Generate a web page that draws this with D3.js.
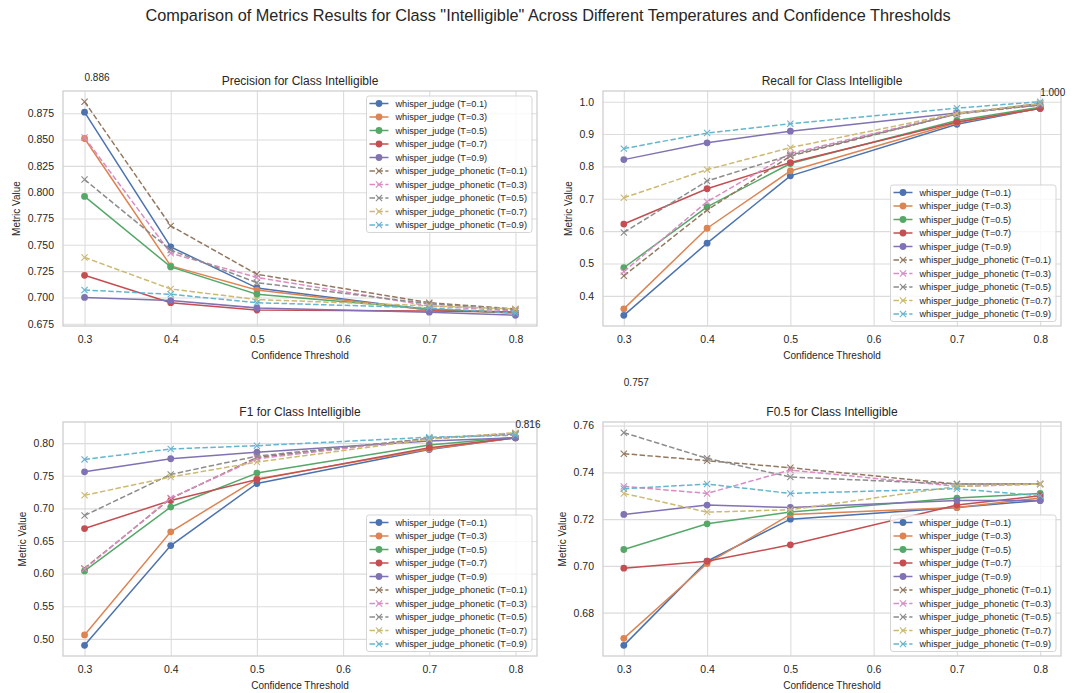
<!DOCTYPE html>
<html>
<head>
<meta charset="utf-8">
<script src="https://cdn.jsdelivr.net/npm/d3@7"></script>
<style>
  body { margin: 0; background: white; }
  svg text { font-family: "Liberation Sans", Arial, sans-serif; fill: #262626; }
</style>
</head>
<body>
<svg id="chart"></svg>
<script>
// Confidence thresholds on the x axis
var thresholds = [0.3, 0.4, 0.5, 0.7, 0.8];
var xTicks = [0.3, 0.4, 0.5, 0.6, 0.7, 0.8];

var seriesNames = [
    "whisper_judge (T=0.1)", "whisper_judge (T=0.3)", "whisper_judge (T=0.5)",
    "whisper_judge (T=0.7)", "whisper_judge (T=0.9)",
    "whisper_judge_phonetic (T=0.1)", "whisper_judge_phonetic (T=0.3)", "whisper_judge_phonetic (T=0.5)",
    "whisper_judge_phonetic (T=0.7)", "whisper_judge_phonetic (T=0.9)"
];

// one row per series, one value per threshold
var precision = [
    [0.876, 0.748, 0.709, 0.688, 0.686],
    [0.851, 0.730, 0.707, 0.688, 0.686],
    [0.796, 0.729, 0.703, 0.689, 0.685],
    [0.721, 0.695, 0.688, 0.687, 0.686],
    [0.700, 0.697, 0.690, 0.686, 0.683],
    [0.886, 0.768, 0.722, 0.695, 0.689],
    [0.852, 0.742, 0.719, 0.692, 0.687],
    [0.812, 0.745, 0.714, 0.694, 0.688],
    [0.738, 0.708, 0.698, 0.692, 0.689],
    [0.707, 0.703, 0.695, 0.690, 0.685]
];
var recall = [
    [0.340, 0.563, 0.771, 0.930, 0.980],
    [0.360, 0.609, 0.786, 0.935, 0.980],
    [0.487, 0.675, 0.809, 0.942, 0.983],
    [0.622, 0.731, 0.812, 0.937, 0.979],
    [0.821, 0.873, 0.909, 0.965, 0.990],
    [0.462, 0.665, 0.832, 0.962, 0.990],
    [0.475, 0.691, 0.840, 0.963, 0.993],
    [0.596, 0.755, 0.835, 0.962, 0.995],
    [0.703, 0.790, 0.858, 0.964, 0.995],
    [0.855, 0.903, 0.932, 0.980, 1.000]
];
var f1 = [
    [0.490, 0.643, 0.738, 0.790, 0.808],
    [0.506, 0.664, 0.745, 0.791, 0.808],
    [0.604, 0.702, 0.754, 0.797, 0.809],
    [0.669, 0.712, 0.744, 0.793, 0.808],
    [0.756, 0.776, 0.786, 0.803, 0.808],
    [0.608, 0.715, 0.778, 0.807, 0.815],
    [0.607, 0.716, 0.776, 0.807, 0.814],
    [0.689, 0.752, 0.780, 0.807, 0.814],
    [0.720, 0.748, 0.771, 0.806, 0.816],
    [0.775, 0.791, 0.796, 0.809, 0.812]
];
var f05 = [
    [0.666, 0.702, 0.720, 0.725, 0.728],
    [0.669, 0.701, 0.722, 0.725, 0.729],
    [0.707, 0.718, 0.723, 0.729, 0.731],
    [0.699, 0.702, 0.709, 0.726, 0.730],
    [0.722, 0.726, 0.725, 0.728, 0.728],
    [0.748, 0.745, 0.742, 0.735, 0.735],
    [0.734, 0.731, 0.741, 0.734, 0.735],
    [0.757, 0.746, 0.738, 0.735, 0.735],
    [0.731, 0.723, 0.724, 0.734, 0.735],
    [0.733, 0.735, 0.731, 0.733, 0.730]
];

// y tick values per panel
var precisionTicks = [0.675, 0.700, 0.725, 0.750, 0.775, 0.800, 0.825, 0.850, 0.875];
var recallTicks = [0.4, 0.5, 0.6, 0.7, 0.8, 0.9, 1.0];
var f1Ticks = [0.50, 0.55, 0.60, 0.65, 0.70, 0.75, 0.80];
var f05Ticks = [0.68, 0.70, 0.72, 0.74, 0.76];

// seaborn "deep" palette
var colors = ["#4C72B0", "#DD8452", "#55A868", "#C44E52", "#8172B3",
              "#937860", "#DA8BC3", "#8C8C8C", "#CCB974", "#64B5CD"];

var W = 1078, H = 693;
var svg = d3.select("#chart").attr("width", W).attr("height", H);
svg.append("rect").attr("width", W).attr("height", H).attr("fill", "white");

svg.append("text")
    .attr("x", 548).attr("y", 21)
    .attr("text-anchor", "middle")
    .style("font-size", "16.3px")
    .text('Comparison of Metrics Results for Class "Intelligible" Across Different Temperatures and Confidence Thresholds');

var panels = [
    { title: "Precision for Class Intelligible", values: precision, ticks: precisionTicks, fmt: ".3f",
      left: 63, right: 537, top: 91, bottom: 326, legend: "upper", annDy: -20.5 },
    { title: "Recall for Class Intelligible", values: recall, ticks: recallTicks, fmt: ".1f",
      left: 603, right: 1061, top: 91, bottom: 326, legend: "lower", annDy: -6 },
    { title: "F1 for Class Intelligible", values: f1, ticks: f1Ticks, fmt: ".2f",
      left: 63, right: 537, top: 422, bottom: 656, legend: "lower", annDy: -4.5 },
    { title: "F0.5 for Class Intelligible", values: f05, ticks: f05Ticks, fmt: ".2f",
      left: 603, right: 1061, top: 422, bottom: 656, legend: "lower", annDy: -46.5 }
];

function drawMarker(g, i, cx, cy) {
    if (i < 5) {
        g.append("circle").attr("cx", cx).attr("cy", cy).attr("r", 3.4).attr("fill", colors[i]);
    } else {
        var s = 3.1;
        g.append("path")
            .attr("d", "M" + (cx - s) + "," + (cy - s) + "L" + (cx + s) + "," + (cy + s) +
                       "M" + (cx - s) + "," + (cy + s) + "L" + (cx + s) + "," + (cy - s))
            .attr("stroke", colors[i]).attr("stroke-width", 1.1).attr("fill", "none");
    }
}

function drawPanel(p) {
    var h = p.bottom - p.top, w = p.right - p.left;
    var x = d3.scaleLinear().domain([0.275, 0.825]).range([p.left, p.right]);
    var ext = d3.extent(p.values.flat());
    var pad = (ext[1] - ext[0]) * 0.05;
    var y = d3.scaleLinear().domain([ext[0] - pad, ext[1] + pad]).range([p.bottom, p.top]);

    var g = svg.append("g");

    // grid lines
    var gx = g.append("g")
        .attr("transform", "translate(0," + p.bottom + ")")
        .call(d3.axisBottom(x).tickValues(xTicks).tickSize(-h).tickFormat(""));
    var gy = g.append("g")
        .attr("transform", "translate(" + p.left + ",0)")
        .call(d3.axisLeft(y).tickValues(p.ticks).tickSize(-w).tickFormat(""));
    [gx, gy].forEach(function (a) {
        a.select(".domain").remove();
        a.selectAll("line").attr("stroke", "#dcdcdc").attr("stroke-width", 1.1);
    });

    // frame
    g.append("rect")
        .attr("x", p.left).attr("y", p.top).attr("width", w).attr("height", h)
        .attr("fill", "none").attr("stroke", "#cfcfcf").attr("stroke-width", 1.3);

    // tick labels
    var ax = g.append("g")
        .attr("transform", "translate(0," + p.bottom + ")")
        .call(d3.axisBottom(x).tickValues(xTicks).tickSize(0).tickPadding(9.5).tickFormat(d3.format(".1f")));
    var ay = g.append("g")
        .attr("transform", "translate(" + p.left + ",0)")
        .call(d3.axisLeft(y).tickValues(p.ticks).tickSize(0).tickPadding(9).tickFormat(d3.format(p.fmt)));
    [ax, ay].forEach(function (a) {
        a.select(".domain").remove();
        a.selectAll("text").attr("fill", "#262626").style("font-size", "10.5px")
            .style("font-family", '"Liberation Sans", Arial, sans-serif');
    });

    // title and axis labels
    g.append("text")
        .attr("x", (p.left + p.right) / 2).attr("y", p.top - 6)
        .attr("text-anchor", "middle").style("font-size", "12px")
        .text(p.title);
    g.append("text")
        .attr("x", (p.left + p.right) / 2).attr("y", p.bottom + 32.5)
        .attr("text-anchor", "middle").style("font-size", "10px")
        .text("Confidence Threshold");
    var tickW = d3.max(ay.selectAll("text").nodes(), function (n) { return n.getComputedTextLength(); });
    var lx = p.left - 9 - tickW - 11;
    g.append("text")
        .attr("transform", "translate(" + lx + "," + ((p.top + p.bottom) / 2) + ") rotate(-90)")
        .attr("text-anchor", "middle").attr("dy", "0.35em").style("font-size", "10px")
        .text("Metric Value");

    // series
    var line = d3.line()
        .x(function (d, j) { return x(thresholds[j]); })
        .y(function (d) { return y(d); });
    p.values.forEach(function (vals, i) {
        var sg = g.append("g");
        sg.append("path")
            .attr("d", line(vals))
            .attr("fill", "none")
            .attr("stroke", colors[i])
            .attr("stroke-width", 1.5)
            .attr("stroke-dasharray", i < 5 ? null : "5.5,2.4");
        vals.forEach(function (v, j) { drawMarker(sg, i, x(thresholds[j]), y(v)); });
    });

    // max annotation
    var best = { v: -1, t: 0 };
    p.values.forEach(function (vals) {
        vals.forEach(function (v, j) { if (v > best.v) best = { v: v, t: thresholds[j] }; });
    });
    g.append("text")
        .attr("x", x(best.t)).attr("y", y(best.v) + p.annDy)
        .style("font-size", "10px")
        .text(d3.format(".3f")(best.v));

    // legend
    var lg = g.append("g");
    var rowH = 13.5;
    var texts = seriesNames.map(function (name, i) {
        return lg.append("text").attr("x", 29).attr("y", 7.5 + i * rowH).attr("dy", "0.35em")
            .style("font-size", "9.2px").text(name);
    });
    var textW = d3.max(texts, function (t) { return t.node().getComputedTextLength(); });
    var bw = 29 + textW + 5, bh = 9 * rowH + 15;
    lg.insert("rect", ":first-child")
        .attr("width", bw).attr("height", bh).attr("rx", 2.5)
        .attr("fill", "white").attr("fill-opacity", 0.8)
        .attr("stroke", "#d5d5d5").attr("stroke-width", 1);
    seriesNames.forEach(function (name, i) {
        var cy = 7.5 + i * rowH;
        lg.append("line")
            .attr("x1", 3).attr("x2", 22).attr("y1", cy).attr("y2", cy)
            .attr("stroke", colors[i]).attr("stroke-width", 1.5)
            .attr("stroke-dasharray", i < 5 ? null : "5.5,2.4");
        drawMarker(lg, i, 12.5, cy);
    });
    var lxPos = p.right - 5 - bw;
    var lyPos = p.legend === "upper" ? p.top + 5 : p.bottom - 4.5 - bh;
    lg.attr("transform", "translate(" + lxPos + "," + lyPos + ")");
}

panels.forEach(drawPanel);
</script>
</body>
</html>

* * *

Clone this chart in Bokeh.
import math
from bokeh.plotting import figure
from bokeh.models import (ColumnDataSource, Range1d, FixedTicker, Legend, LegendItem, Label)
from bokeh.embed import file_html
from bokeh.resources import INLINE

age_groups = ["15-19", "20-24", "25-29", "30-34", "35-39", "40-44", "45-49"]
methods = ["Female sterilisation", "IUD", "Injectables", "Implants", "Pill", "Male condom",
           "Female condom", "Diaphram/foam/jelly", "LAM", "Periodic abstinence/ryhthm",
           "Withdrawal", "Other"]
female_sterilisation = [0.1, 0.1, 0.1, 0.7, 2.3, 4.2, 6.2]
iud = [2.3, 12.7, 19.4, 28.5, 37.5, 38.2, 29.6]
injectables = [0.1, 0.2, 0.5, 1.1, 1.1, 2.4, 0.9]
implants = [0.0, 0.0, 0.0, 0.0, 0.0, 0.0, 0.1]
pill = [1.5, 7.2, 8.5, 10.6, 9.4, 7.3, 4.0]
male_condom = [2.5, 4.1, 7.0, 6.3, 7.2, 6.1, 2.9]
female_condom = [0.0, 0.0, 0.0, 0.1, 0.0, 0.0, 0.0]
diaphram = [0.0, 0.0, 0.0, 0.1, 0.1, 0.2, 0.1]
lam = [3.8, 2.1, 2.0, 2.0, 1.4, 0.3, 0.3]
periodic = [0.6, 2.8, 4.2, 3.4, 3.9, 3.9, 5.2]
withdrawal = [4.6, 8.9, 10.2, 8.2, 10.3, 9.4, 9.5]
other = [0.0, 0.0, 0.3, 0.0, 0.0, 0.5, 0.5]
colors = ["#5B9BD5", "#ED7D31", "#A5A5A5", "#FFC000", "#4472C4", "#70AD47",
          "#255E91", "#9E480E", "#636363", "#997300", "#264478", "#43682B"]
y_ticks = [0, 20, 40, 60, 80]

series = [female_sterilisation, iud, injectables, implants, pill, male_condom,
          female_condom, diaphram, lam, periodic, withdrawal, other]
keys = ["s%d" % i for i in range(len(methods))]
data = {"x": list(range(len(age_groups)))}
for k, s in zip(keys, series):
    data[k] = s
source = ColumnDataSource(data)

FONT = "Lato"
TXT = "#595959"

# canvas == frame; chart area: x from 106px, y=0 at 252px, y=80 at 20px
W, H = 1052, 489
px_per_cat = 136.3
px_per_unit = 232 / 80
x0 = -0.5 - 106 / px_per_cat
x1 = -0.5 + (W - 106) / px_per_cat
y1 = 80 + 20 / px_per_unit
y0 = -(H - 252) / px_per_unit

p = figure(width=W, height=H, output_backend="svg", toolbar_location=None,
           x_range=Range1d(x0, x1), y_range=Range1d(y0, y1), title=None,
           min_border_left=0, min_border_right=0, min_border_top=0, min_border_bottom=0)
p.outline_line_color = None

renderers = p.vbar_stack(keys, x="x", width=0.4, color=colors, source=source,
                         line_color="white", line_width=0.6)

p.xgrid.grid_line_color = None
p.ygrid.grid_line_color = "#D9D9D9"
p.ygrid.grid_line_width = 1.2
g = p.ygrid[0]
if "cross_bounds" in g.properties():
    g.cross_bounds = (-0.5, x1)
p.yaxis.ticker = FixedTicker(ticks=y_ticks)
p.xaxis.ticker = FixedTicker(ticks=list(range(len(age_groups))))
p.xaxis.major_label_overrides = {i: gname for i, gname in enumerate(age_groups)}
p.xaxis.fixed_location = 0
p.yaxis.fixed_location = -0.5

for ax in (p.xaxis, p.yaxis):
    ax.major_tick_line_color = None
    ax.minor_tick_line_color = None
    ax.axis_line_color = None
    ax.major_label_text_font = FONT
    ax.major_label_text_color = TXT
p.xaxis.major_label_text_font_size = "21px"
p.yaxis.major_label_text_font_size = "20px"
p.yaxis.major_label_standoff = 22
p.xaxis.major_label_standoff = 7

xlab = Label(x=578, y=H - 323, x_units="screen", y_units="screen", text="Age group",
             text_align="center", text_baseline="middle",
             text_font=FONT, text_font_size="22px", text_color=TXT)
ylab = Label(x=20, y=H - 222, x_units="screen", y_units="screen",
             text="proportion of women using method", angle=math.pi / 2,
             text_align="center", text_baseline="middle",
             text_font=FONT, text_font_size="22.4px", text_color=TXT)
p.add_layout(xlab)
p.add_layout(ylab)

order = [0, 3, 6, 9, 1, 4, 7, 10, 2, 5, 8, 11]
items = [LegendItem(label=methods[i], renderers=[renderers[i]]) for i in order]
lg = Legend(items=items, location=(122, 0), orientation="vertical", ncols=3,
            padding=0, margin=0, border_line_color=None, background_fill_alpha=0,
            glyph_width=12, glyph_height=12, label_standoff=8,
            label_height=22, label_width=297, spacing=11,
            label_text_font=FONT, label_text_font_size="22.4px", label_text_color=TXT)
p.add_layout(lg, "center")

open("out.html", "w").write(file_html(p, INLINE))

**Short problem**
Quote only the lines running from the line with "Generate a web" to the line with "var xTicks = [0.3, 0.4, 0.5, 0.6, 0.7, 0.8];", ends included, exactly as they appear and without the pictures.

**Correct result**
Generate a web page that draws this with D3.js.
<!DOCTYPE html>
<html>
<head>
<meta charset="utf-8">
<script src="https://cdn.jsdelivr.net/npm/d3@7"></script>
<style>
  body { margin: 0; background: white; }
  svg text { font-family: "Liberation Sans", Arial, sans-serif; fill: #262626; }
</style>
</head>
<body>
<svg id="chart"></svg>
<script>
// Confidence thresholds on the x axis
var thresholds = [0.3, 0.4, 0.5, 0.7, 0.8];
var xTicks = [0.3, 0.4, 0.5, 0.6, 0.7, 0.8];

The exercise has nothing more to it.